Não custa nada lembrar que a Constituição descreve, em seu art. 133, que “o advogado é indispensável à administração da justiça. Tendo ainda o Estatuto da OAB reafirmado, em seu art. 2º, ser “o advogado indispensável a administração da justiça”, sendo privativo ao advogado “as atividades de consultoria, assessoria e direção jurídicas”.
Muito bem, com a edição da Lei 12.683/2012, através do Artigo 9º, parágrafo único, inciso XIV, passou-se a exigir das pessoas sujeitas ao mecanismo de controle o dever de relatar às autoridades competentes as atividades econômicas e financeiras cujos recursos sejam provenientes de infração penal.
A referida norma elencou rol taxativo e, em momento algum, descreveu o exercicio da advocacia como sujeito ao respectivo controle autoritário.[3]
Ainda de acordo com a legislação em vigor sobre o tema, quando a Lei 12.683/2012 modificou a Lei 9.613/1998, trazendo a obrigatoriedade da implantação de mecanismos de controle interno, compliance (na forma do art. 10, III), em tese, inclusive ao advogado, esbarrou no dever de sigilo que o advogado deve guardar em razão dos fatos que tenha conhecimento no exercício de sua profissão.[4]
A pessoa, no caso o cliente, confia ao seu advogado informações que não serão por ele utilizadas para incriminá-lo, em razão da relação que com este guarda e do dever de sigilo do advogado que, caso violado, é criminalmente punível, nos termos do Artigo 154 do CP, in verbis:
Violação do segredo profissional
Art. 154 – Revelar alguém, sem justa causa, segredo, de que tem ciência em razão de função, ministério, ofício ou profissão, e cuja revelação possa produzir dano a outrem:
Pena – detenção, de três meses a um ano, ou multa.[5]
No exercicio da advocacia, o advogado pode atuar de duas formas: consultoria e contenciosa. O advogado atuante em consultoria apresenta pareceres, estudos e presta esclarecimentos jurídicos acerca de um tema com o objetivo de dirimir dúvidas para solução de problemas atuais, pretéritos ou futuros. Já o advogado atuante na área do contencioso é aquele que atua em nome do mandatário, através de instrumento de procuração, em questões já consideradas judicializadas ou às vias da judicialização.

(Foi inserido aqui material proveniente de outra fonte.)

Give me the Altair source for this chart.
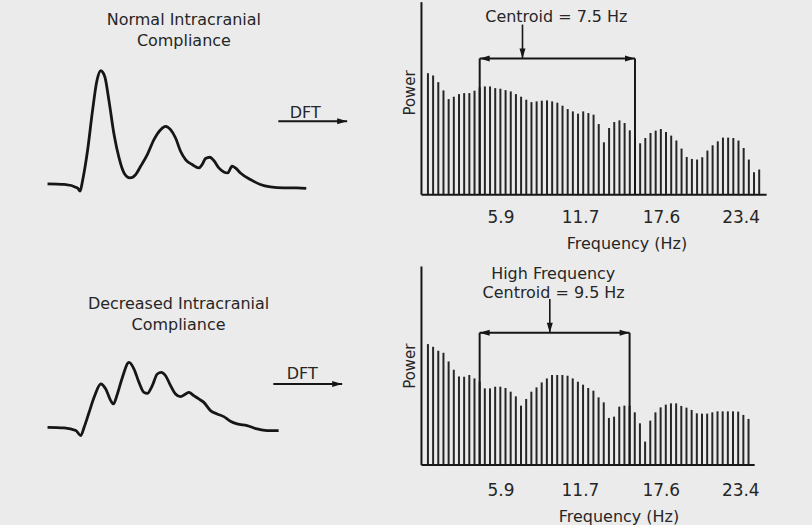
import altair as alt
import pandas as pd

FONT = "DejaVu Sans"
INK = "#161616"
BAR = "#262626"
TEXT = "#262626"
BG = "#ebebeb"

# DFT bins: first bin centre and bin spacing (Hz)
F0 = 0.605
DF = 0.3774
FREQ_TICKS = [5.9, 11.7, 17.6, 23.4]

# Power spectrum, normal compliance (arbitrary units)
POWER_NORMAL = [121.3, 119.0, 112.3, 104.0, 95.3, 97.7, 100.3, 101.3, 101.3, 103.7,
                107.0, 108.0, 108.0, 106.3, 105.7, 104.3, 103.0, 100.3, 97.7, 94.7,
                92.3, 93.0, 93.7, 94.0, 93.0, 91.7, 88.7, 85.3, 83.0, 80.7,
                83.0, 81.3, 79.7, 70.3, 52.0, 66.3, 72.3, 74.0, 71.3, 64.0,
                58.0, 51.0, 56.3, 61.3, 63.7, 65.3, 62.3, 58.7, 53.7, 45.7,
                37.3, 35.3, 34.7, 37.0, 43.7, 49.0, 53.0, 56.7, 56.7, 56.3,
                53.7, 46.3, 34.7, 22.0, 24.7]

# Power spectrum, decreased compliance (arbitrary units)
POWER_DECREASED = [120.7, 118.0, 114.0, 112.0, 103.3, 95.0, 88.3, 88.0, 89.7, 86.3,
                   83.0, 76.3, 76.3, 78.0, 78.0, 76.7, 73.0, 68.3, 59.0, 65.7,
                   73.0, 77.3, 82.3, 86.3, 89.7, 89.7, 89.7, 89.0, 86.3, 83.0,
                   80.0, 76.7, 74.0, 67.3, 62.3, 46.7, 48.0, 58.0, 59.0, 59.0,
                   52.3, 41.3, 23.0, 44.0, 52.3, 57.3, 60.0, 61.3, 61.3, 58.7,
                   57.0, 54.7, 51.3, 51.0, 51.0, 52.3, 53.3, 53.3, 53.3, 53.3,
                   53.0, 49.7, 45.7]

# Spectral centroids (Hz) and the bins bounding the high-frequency band
CENTROID_NORMAL = 7.5
CENTROID_DECREASED = 9.5
BAND_NORMAL = (10, 40)
BAND_DECREASED = (10, 39)

# ICP pulse waveforms: time (ms) and pressure
T_NORMAL = [0, 50, 90, 98, 105, 120, 135, 148, 160, 172, 185, 200, 215, 230, 248,
            265, 280, 300, 320, 340, 355, 370, 385, 400, 415, 435, 455, 465, 475,
            488, 500, 515, 530, 542, 555, 565, 580, 610, 640, 670, 710, 750, 778]
P_NORMAL = [1.72, 1.62, 1.05, 0.5, 2.17, 7.17, 13.83, 18.83, 20.62, 19.67, 15.5,
            9.95, 6.05, 3.55, 2.72, 3.28, 4.67, 6.62, 9.12, 10.78, 11.33, 10.78,
            9.38, 7.17, 5.78, 4.95, 4.38, 4.95, 5.95, 6.17, 5.62, 4.38, 3.72, 3.55,
            4.67, 4.38, 3.55, 2.45, 1.62, 1.22, 1.05, 1.05, 0.95]

T_DECREASED = [0, 50, 85, 100, 110, 125, 140, 160, 175, 190, 198, 210, 225, 245,
               260, 275, 290, 300, 315, 330, 342, 355, 370, 385, 400, 415, 425, 440,
               455, 470, 490, 510, 530, 550, 570, 600, 630, 660, 695]
P_DECREASED = [6.22, 6.12, 5.67, 4.83, 6.22, 8.72, 11.22, 13.45, 12.62, 10.67,
               10.12, 11.78, 14.55, 17.05, 15.95, 13.72, 12.05, 11.88, 13.17, 15.12,
               15.38, 14.83, 13.17, 11.78, 11.33, 11.78, 12.05, 11.5, 10.95, 10.38,
               9.0, 8.45, 8.0, 7.22, 6.78, 6.5, 5.95, 5.67, 5.67]

# arrowhead symbols (tip at the data point)
HEAD_RIGHT = "M0,0L-2,-0.6L-2,0.6Z"
HEAD_LEFT = "M0,0L2,-0.6L2,0.6Z"
HEAD_DOWN = "M0,0L-0.6,-2L0.6,-2Z"

WAVE_T_DOMAIN = [-80, 1060]
WAVE_WIDTH = 380
SPEC_X0 = 0.46


def wave_panel(t, p, captions, caption_t, caption_p, dft_t, dft_p, arrow_t, arrow_p,
               y_domain, height):
    xs = alt.Scale(domain=WAVE_T_DOMAIN, nice=False, zero=False)
    ys = alt.Scale(domain=y_domain, nice=False, zero=False)

    def X(f):
        return alt.X(f, type="quantitative", scale=xs, axis=None)

    def Y(f):
        return alt.Y(f, type="quantitative", scale=ys, axis=None)

    curve = alt.Chart(pd.DataFrame({"t": t, "p": p})).mark_line(
        color=INK, strokeWidth=2.8, interpolate="monotone"
    ).encode(x=X("t"), y=Y("p"))

    labels = pd.DataFrame({
        "t": [caption_t] * len(captions) + [dft_t],
        "p": list(caption_p) + [dft_p],
        "label": list(captions) + ["DFT"],
    })
    text = alt.Chart(labels).mark_text(
        font=FONT, fontSize=16, color=TEXT
    ).encode(x=X("t"), y=Y("p"), text="label:N")

    shaft = alt.Chart(pd.DataFrame({"t": [arrow_t[0]], "t2": [arrow_t[1]], "p": [arrow_p]})).mark_rule(
        color=INK, strokeWidth=2
    ).encode(x=X("t"), x2="t2:Q", y=Y("p"))
    head = alt.Chart(pd.DataFrame({"t": [arrow_t[1]], "p": [arrow_p]})).mark_point(
        shape=HEAD_RIGHT, filled=True, size=100, color=INK, opacity=1
    ).encode(x=X("t"), y=Y("p"))

    return alt.layer(curve, text, shaft, head).properties(width=WAVE_WIDTH, height=height)


def spectrum_panel(power, x_max, y_max, width, band, centroid, level, arrow_top,
                   notes, label_pad, title_x, power_title_y):
    freq = [round(F0 + k * DF, 4) for k in range(len(power))]
    xs = alt.Scale(domain=[SPEC_X0, x_max], nice=False, zero=False)
    ys = alt.Scale(domain=[0, y_max], nice=False, zero=False)
    x_axis = alt.Axis(
        values=FREQ_TICKS, format=".1f", ticks=False, tickSize=0, grid=False,
        domainColor=INK, domainWidth=2, labelFont=FONT, labelFontSize=17,
        labelColor=TEXT, labelPadding=label_pad, labelFlush=False,
        labelOverlap=False, title="Frequency (Hz)", titleFont=FONT,
        titleFontSize=16, titleFontWeight="normal", titleColor=TEXT,
        titleX=title_x, titlePadding=10)
    y_axis = alt.Axis(
        title="Power", labels=False, ticks=False, tickSize=0, grid=False,
        domainColor=INK, domainWidth=2, titleFont=FONT, titleFontSize=15,
        titleFontWeight="normal", titleColor=TEXT, titlePadding=3,
        titleY=power_title_y)

    # every layer shares the same scales and axes
    def X(f):
        return alt.X(f, type="quantitative", scale=xs, axis=x_axis)

    def Y(f):
        return alt.Y(f, type="quantitative", scale=ys, axis=y_axis)

    bars = alt.Chart(pd.DataFrame({"f": freq, "p": power})).mark_bar(
        size=2, color=BAR
    ).encode(x=X("f"), y=Y("p"))

    lo, hi = freq[band[0]], freq[band[1]]
    sides = alt.Chart(pd.DataFrame({"f": [lo, hi], "p": [0, 0], "p2": [level, level]})).mark_rule(
        color=INK, strokeWidth=2
    ).encode(x=X("f"), y=Y("p"), y2="p2:Q")
    span = alt.Chart(pd.DataFrame({"f": [lo], "f2": [hi], "p": [level]})).mark_rule(
        color=INK, strokeWidth=2
    ).encode(x=X("f"), x2="f2:Q", y=Y("p"))
    pointer = alt.Chart(pd.DataFrame({"f": [centroid], "p": [arrow_top], "p2": [level]})).mark_rule(
        color=INK, strokeWidth=1.6
    ).encode(x=X("f"), y=Y("p"), y2="p2:Q")
    heads = alt.Chart(pd.DataFrame({
        "f": [lo, hi, centroid],
        "p": [level, level, level],
        "shape": [HEAD_LEFT, HEAD_RIGHT, HEAD_DOWN],
    })).mark_point(filled=True, size=100, color=INK, opacity=1).encode(
        x=X("f"), y=Y("p"), shape=alt.Shape("shape:N", scale=None)
    )

    note_df = pd.DataFrame({
        "f": [n[0] for n in notes],
        "p": [n[1] for n in notes],
        "label": [n[2] for n in notes],
    })
    text = alt.Chart(note_df).mark_text(font=FONT, fontSize=16, color=TEXT).encode(
        x=X("f"), y=Y("p"), text="label:N"
    )

    return alt.layer(bars, sides, span, pointer, heads, text).properties(width=width, height=y_max)


top_wave = wave_panel(
    T_NORMAL, P_NORMAL, ["Normal Intracranial", "Compliance"], 410, [29.1, 25.6],
    775, 13.55, (694, 901), 12.17, [0, 193 / 6], 193)

top_spec = spectrum_panel(
    POWER_NORMAL, 24.9, 193, 346, BAND_NORMAL, CENTROID_NORMAL, 136, 170,
    [(9.97, 178, f"Centroid = {CENTROID_NORMAL} Hz")], 15, 206, 91)

bottom_wave = wave_panel(
    T_DECREASED, P_DECREASED, ["Decreased Intracranial", "Compliance"], 394, [26.83, 23.33],
    766, 15.17, (679, 886), 13.45, [0, 199 / 6], 199)

bottom_spec = spectrum_panel(
    POWER_DECREASED, 24.05, 199, 334, BAND_DECREASED, CENTROID_DECREASED, 132, 166,
    [(9.75, 190.7, "High Frequency"), (9.78, 171.7, f"Centroid = {CENTROID_DECREASED} Hz")],
    18, 198, 100)

chart = alt.concat(
    top_wave, top_spec, bottom_wave, bottom_spec,
    columns=2, spacing={"row": 72, "column": 21}, bounds="flush",
).properties(
    background=BG,
    padding={"left": 20, "top": 0, "right": 45, "bottom": 0},
).configure_view(stroke="transparent")

chart.save("out.html", embed_options={"renderer": "svg", "actions": False})
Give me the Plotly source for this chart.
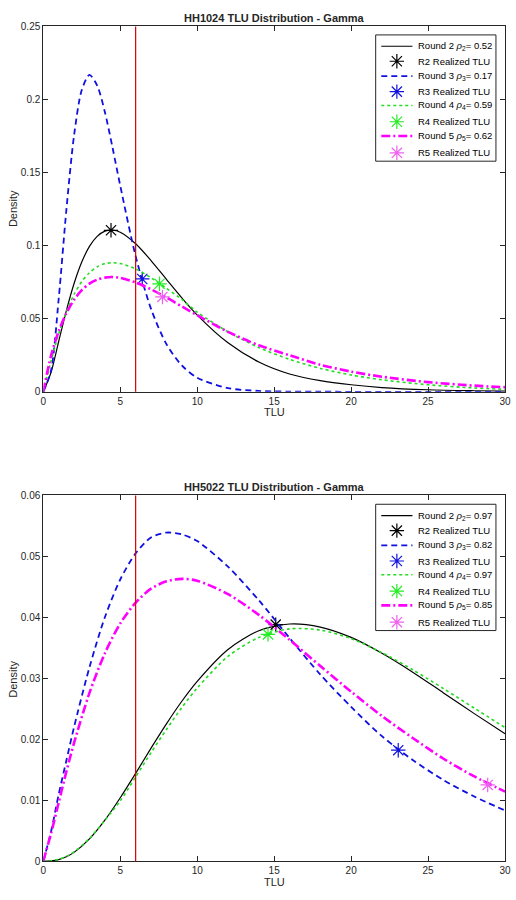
import plotly.graph_objects as go

# ---------------- data ----------------
x_top = [0, 0.5, 1, 1.5, 2, 2.5, 3, 3.5, 4, 4.5, 5, 6, 7, 8, 9, 10, 12, 14, 16, 18, 20, 22, 25, 28, 30]
top_r2 = [0, 0.0132, 0.0344, 0.0556, 0.0741, 0.0888, 0.0995, 0.1063, 0.1099, 0.1106, 0.1092, 0.1013, 0.0898,
          0.0769, 0.0642, 0.0525, 0.0335, 0.0204, 0.0122, 0.0076, 0.0048, 0.0029, 0.0014, 0.0007, 0.0004]
top_r3 = [0, 0.0144, 0.0635, 0.1245, 0.1755, 0.2065, 0.2168, 0.2095, 0.1915, 0.1670, 0.1410, 0.0928, 0.0567,
          0.0326, 0.0180, 0.0096, 0.0025, 0.0006, 0.00014, 0.00003, 0, 0, 0, 0, 0]
top_r4 = [0, 0.0209, 0.0396, 0.0548, 0.0666, 0.0754, 0.0815, 0.0855, 0.0877, 0.0883, 0.0878, 0.0841, 0.0780,
          0.0708, 0.0632, 0.0545, 0.0410, 0.0303, 0.0222, 0.0160, 0.0115, 0.0082, 0.0048, 0.0026, 0.0017]
top_r5 = [0, 0.0246, 0.0414, 0.0538, 0.0630, 0.0695, 0.0740, 0.0767, 0.0781, 0.0785, 0.0779, 0.0748, 0.0701,
          0.0645, 0.0584, 0.0524, 0.0410, 0.0318, 0.0250, 0.0185, 0.0138, 0.0103, 0.0066, 0.0042, 0.0031]
top_real_x = [4.40, 6.43, 7.55, 7.74]
top_real_y = [0.1105, 0.0772, 0.0739, 0.0649]
top_rho = ["0.52", "0.17", "0.59", "0.62"]

x_bot = [0, 0.5, 1, 1.5, 2, 3, 4, 5, 6, 7, 8, 9, 10, 12, 14, 16, 18, 20, 22, 24, 26, 28, 30]
bot_r2 = [0, 0.00004, 0.00026, 0.00072, 0.00144, 0.00365, 0.00672, 0.0104, 0.0144, 0.01854, 0.02253, 0.02623,
          0.0295, 0.03473, 0.0378, 0.0389, 0.0384, 0.0367, 0.0341, 0.0310, 0.0276, 0.0242, 0.0209]
bot_r3 = [0, 0.0048, 0.01095, 0.0165, 0.0220, 0.0318, 0.0400, 0.0462, 0.0505, 0.0531, 0.0539, 0.0536, 0.0525,
          0.0483, 0.0428, 0.0366, 0.0306, 0.0253, 0.0205, 0.0166, 0.0133, 0.0106, 0.0083]
bot_r4 = [0, 0.00005, 0.00029, 0.00078, 0.00152, 0.00374, 0.0067, 0.0099, 0.0138, 0.0178, 0.0216, 0.0252, 0.0284,
          0.0336, 0.0367, 0.0381, 0.0379, 0.0365, 0.0342, 0.0314, 0.0283, 0.0251, 0.0219]
bot_r5 = [0, 0.0045, 0.0096, 0.0147, 0.0194, 0.0276, 0.0341, 0.0390, 0.0424, 0.0447, 0.0459, 0.0463, 0.0460,
          0.0438, 0.0404, 0.0363, 0.0320, 0.0278, 0.0238, 0.0202, 0.0168, 0.0139, 0.0114]
bot_real_x = [15.1, 23.06, 14.6, 28.87]
bot_real_y = [0.0388, 0.0182, 0.0372, 0.0125]
bot_rho = ["0.97", "0.82", "0.97", "0.85"]

threshold = 6
rounds = [2, 3, 4, 5]
titles = ["HH1024 TLU Distribution - Gamma", "HH5022 TLU Distribution - Gamma"]

# ---------------- styles ----------------
line_colors = ["#000000", "#1010e0", "#22dd22", "#ff00ff"]
marker_colors = ["#000000", "#1010e0", "#22ee22", "#f060f0"]
line_dash = ["solid", "6px,4px", "dot", "9px,3px,2px,3px"]
line_width = [1.2, 1.8, 1.6, 2.6]

FONT = "Liberation Sans, Arial, Helvetica, sans-serif"
W, H = 516, 900
x0, x1 = 41 / W, 511 / W
dom_top = [(H - 391) / H, (H - 20.7) / H]
dom_bot = [(H - 866.7) / H, (H - 496) / H]

# legend geometry (pixels)
LEG_LEFT, LEG_W, LEG_H = 379.3, 122.4, 128
LEG_TOPS = [29.3, 505]
ROW_Y = [11.5, 26.7, 41.7, 57.5, 71.5, 88, 102.5, 119.5]
SAMPLE_X = [5.7, 37.4]
TEXT_X = 41.2

fig = go.Figure()

panels = [
    (x_top, [top_r2, top_r3, top_r4, top_r5], top_real_x, top_real_y, top_rho, "x", "y", "x3", "y3", LEG_TOPS[0]),
    (x_bot, [bot_r2, bot_r3, bot_r4, bot_r5], bot_real_x, bot_real_y, bot_rho, "x2", "y2", "x4", "y4", LEG_TOPS[1]),
]

for xs, curves, rx, ry, rho, xa, ya, lxa, lya, ltop in panels:
    for i, r in enumerate(rounds):
        line = dict(color=line_colors[i], width=line_width[i], dash=line_dash[i])
        mk = dict(symbol="asterisk-open", size=12, color=marker_colors[i],
                  line=dict(color=marker_colors[i], width=1.2))
        fig.add_trace(go.Scatter(
            x=xs, y=curves[i], mode="lines", xaxis=xa, yaxis=ya, showlegend=False,
            line=dict(shape="spline", smoothing=0.8, **line),
            name=f"Round {r} ρ{r}= {rho[i]}",
        ))
        fig.add_trace(go.Scatter(
            x=[rx[i]], y=[ry[i]], mode="markers", xaxis=xa, yaxis=ya, showlegend=False,
            marker=mk, name=f"R{r} Realized TLU",
        ))
        # legend key (drawn on an invisible overlay axis measured in pixels)
        row_l = ROW_Y[2 * i]
        row_m = ROW_Y[2 * i + 1]
        fig.add_trace(go.Scatter(x=SAMPLE_X, y=[row_l, row_l], mode="lines", xaxis=lxa, yaxis=lya,
                                 line=line, showlegend=False, hoverinfo="skip"))
        fig.add_trace(go.Scatter(x=[sum(SAMPLE_X) / 2], y=[row_m], mode="markers", xaxis=lxa, yaxis=lya,
                                 marker=mk, showlegend=False, hoverinfo="skip"))
        for txt, row in [(f"Round {r} <i>ρ</i><sub>{r}</sub>= {rho[i]}", row_l), (f"R{r} Realized TLU", row_m)]:
            fig.add_annotation(text=txt, x=(LEG_LEFT + TEXT_X) / W, y=(H - ltop - row) / H,
                               xref="paper", yref="paper", showarrow=False, xanchor="left", yanchor="middle",
                               font=dict(family=FONT, size=9.5, color="#000000"))

axis_common = dict(
    showline=True, linecolor="#262626", linewidth=1, mirror="ticks", ticks="inside", ticklen=5,
    tickcolor="#262626", showgrid=False, zeroline=False, ticklabeloverflow="allow",
    tickfont=dict(family=FONT, size=10, color="#262626"),
)
hidden = dict(visible=False, showgrid=False, zeroline=False, fixedrange=True)

leg_axes = {}
for k, top in enumerate(LEG_TOPS):
    xa_name, ya_name = ("xaxis3", "yaxis3") if k == 0 else ("xaxis4", "yaxis4")
    xa_id, ya_id = ("x3", "y3") if k == 0 else ("x4", "y4")
    leg_axes[xa_name] = dict(domain=[LEG_LEFT / W, (LEG_LEFT + LEG_W) / W], range=[0, LEG_W],
                             anchor=ya_id, **hidden)
    leg_axes[ya_name] = dict(domain=[(H - top - LEG_H) / H, (H - top) / H], range=[LEG_H, 0],
                             anchor=xa_id, **hidden)
    fig.add_shape(type="rect", xref="paper", yref="paper",
                  x0=LEG_LEFT / W, x1=(LEG_LEFT + LEG_W) / W,
                  y0=(H - top - LEG_H) / H, y1=(H - top) / H,
                  line=dict(color="#262626", width=1), fillcolor="rgba(0,0,0,0)", layer="above")

fig.update_layout(
    width=W, height=H, margin=dict(l=0, r=0, t=0, b=0),
    paper_bgcolor="white", plot_bgcolor="rgba(0,0,0,0)",
    font=dict(family=FONT, color="#262626"),
    showlegend=False,
    xaxis=dict(domain=[x0, x1], anchor="y", range=[0, 30], tickvals=[0, 5, 10, 15, 20, 25, 30], **axis_common),
    yaxis=dict(domain=dom_top, anchor="x", range=[0, 0.25], tickvals=[0, 0.05, 0.1, 0.15, 0.2, 0.25],
               ticktext=["0", "0.05", "0.1", "0.15", "0.2", "0.25"], **axis_common),
    xaxis2=dict(domain=[x0, x1], anchor="y2", range=[0, 30], tickvals=[0, 5, 10, 15, 20, 25, 30], **axis_common),
    yaxis2=dict(domain=dom_bot, anchor="x2", range=[0, 0.06], tickvals=[0, 0.01, 0.02, 0.03, 0.04, 0.05, 0.06],
                ticktext=["0", "0.01", "0.02", "0.03", "0.04", "0.05", "0.06"], **axis_common),
    **leg_axes,
)

# threshold lines
for xa, ya in [("x", "y"), ("x2", "y2")]:
    fig.add_shape(type="line", xref=xa, yref=f"{ya} domain", x0=threshold, x1=threshold, y0=0, y1=1,
                  line=dict(color="#d40000", width=1.2), layer="above")

# titles and axis labels
annots = [
    dict(text=f"<b>{titles[0]}</b>", x=276 / W, y=(H - 12) / H, size=11),
    dict(text=f"<b>{titles[1]}</b>", x=276 / W, y=(H - 487) / H, size=11),
    dict(text="TLU", x=276 / W, y=(H - 411) / H, size=11),
    dict(text="TLU", x=276 / W, y=(H - 888) / H, size=11),
]
for a in annots:
    fig.add_annotation(text=a["text"], x=a["x"], y=a["y"], xref="paper", yref="paper", showarrow=False,
                       xanchor="center", yanchor="middle", font=dict(family=FONT, size=a["size"], color="#262626"))
for yc in [205, 682]:
    fig.add_annotation(text="Density", x=10 / W, y=(H - yc) / H, xref="paper", yref="paper", showarrow=False,
                       textangle=-90, xanchor="center", yanchor="middle",
                       font=dict(family=FONT, size=11, color="#262626"))

fig.write_html("out.html")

No entanto, no que se refere ao advogado que atua em âmbito contencioso, não estaria submetido à obrigação de relatar às autoridades competentes informações que tenha conhecimento sobre atuações de seus defendidos. Isso porque, em sua atuação, não pratica atividades de assessoria, consultoria, aconselhamento ou assistência nos termos da lei, portanto, não haveria neste caso, fato típico.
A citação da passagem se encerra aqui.